Even if you accept the risk management paradigm, there is still a chance that these decisions may leave you slightly dissatisfied. If one fifth of your investment portfolio delivers outstanding returns, you may wish you’d invested all of it in that account. If you don’t have an auto accident or a disability claim, the insurance premiums may seem like wasted expenditures. And if everything goes your way at work, you may be tempted to use those cash reserves for a vacation to Tahiti. You begin to think, “I’ve got it figured out.” And thus the illusions of memory, knowledge, cause and confidence begin to tug at you again. The invisible gorillas are back.
A few critics of the Invisible Gorilla have said the research seems to discourage risk-taking and initiative, which are often seen as the drivers of a healthy expanding economy. After all, if everyone is incompetent, and risk management is the best response, how will any innovation ever take place?
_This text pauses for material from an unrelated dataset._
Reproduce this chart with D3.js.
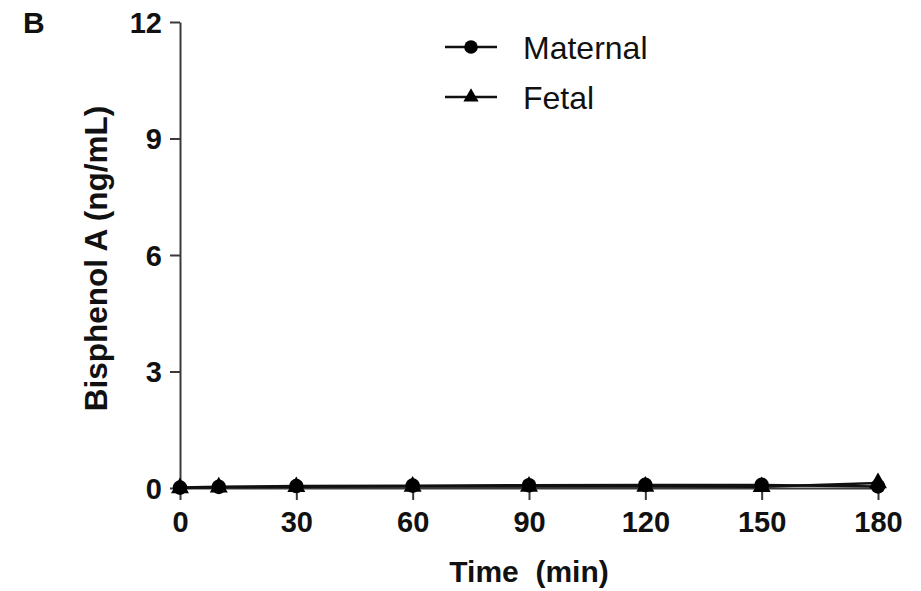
<!DOCTYPE html>
<html>
<head>
<meta charset="utf-8">
<script src="https://cdn.jsdelivr.net/npm/d3@7"></script>
<style>
  html, body { margin: 0; padding: 0; background: #fff; }
  svg { display: block; font-family: "Liberation Sans", Arial, sans-serif; }
</style>
</head>
<body>
<svg id="chart" width="921" height="591"></svg>
<script>
// Bisphenol A concentration over time (ng/mL)
const timePoints = [0, 10, 30, 60, 90, 120, 150, 180];
const maternal   = [0.01, 0.03, 0.05, 0.06, 0.07, 0.08, 0.08, 0.04];
const fetal      = [0.00, 0.02, 0.03, 0.04, 0.04, 0.04, 0.03, 0.13];
const xTicks = [0, 30, 60, 90, 120, 150, 180];
const yTicks = [0, 3, 6, 9, 12];
const seriesNames = ["Maternal", "Fetal"];

const svg = d3.select("#chart");
svg.append("rect").attr("width", 921).attr("height", 591).attr("fill", "#fff");

const x = d3.scaleLinear().domain([0, 180]).range([180, 878]);
const y = d3.scaleLinear().domain([0, 12]).range([488, 22]);

const axisColor = "#3a3a3a";
const textColor = "#111";

// y axis
const yAxis = svg.append("g")
  .attr("transform", `translate(${x(0)},0)`)
  .call(d3.axisLeft(y).tickValues(yTicks).tickSize(10).tickPadding(8).tickSizeOuter(0));
yAxis.select(".domain").attr("stroke", axisColor).attr("stroke-width", 2);
yAxis.selectAll(".tick line").attr("stroke", axisColor).attr("stroke-width", 2);
yAxis.selectAll(".tick text")
  .attr("font-size", 29).attr("font-weight", "bold").attr("fill", textColor)
  .attr("dy", "0.36em");

// x axis
const xAxis = svg.append("g")
  .attr("transform", `translate(0,${y(0)})`)
  .call(d3.axisBottom(x).tickValues(xTicks).tickSize(12).tickPadding(11).tickSizeOuter(0));
xAxis.select(".domain").attr("stroke", axisColor).attr("stroke-width", 2);
xAxis.selectAll(".tick line").attr("stroke", axisColor).attr("stroke-width", 2);
xAxis.selectAll(".tick text")
  .attr("font-size", 29).attr("font-weight", "bold").attr("fill", textColor);

// axis titles
svg.append("text")
  .attr("x", x(90)).attr("y", 582)
  .attr("text-anchor", "middle")
  .attr("font-size", 30).attr("font-weight", "bold").attr("fill", textColor)
  .attr("xml:space", "preserve")
  .text("Time  (min)");

svg.append("text")
  .attr("transform", `translate(107,${(105 + 412) / 2}) rotate(-90)`)
  .attr("text-anchor", "middle")
  .attr("font-size", 31.5).attr("font-weight", "bold").attr("fill", textColor)
  .text("Bisphenol A (ng/mL)");

// panel letter
svg.append("text")
  .attr("x", 23).attr("y", 33)
  .attr("font-size", 30).attr("font-weight", "bold").attr("fill", textColor)
  .text("B");

// series
const line = d3.line().x(d => x(d[0])).y(d => y(d[1]));
const tri = d3.symbol().type(d3.symbolTriangle).size(140);

const fetalPts = timePoints.map((t, i) => [t, fetal[i]]);
const maternalPts = timePoints.map((t, i) => [t, maternal[i]]);

svg.append("path").datum(fetalPts)
  .attr("d", line).attr("fill", "none").attr("stroke", "#111").attr("stroke-width", 2.5);
svg.append("path").datum(maternalPts)
  .attr("d", line).attr("fill", "none").attr("stroke", "#111").attr("stroke-width", 2.5);

svg.append("g").selectAll("path").data(fetalPts).join("path")
  .attr("d", tri)
  .attr("transform", d => `translate(${x(d[0])},${y(d[1])})`)
  .attr("fill", "#000");
svg.append("g").selectAll("circle").data(maternalPts).join("circle")
  .attr("cx", d => x(d[0])).attr("cy", d => y(d[1]))
  .attr("r", 7.3).attr("fill", "#000");

// legend
const legend = svg.append("g");
const legendRows = [
  { name: seriesNames[0], y: 47, marker: "circle" },
  { name: seriesNames[1], y: 97, marker: "triangle" }
];
legendRows.forEach(r => {
  legend.append("line")
    .attr("x1", 445).attr("x2", 497).attr("y1", r.y).attr("y2", r.y)
    .attr("stroke", "#111").attr("stroke-width", 2.3);
  if (r.marker === "circle") {
    legend.append("circle").attr("cx", 471).attr("cy", r.y).attr("r", 6.8).attr("fill", "#000");
  } else {
    legend.append("path").attr("d", d3.symbol().type(d3.symbolTriangle).size(100))
      .attr("transform", `translate(471,${r.y})`).attr("fill", "#000");
  }
  legend.append("text")
    .attr("x", 523).attr("y", r.y).attr("dy", "0.36em")
    .attr("font-size", 32).attr("fill", textColor)
    .text(r.name);
});
</script>
</body>
</html>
It may seem counter-intuitive, but good risk management allows for the most risk-taking. People with a solid financial footing can afford larger risks and have a better chance of surviving failures. It is human nature, given our propensity to embrace illusions, to believe that magic formulas exist, and all of our problems would be solved if we could just find the magic formulas and apply them to our personal circumstances. But pursuing ideal illusions can get in the way of establishing workable plans. Financial risk management should be at the foundational base of every financial program. Neglecting this fundamental element is building a financial life based on illusions.
FINANCIAL RISK MANAGEMENT MAY BE “BORING,” BUT IT WORKS. HOW SOLID IS YOUR RISK MANAGEMENT PLAN?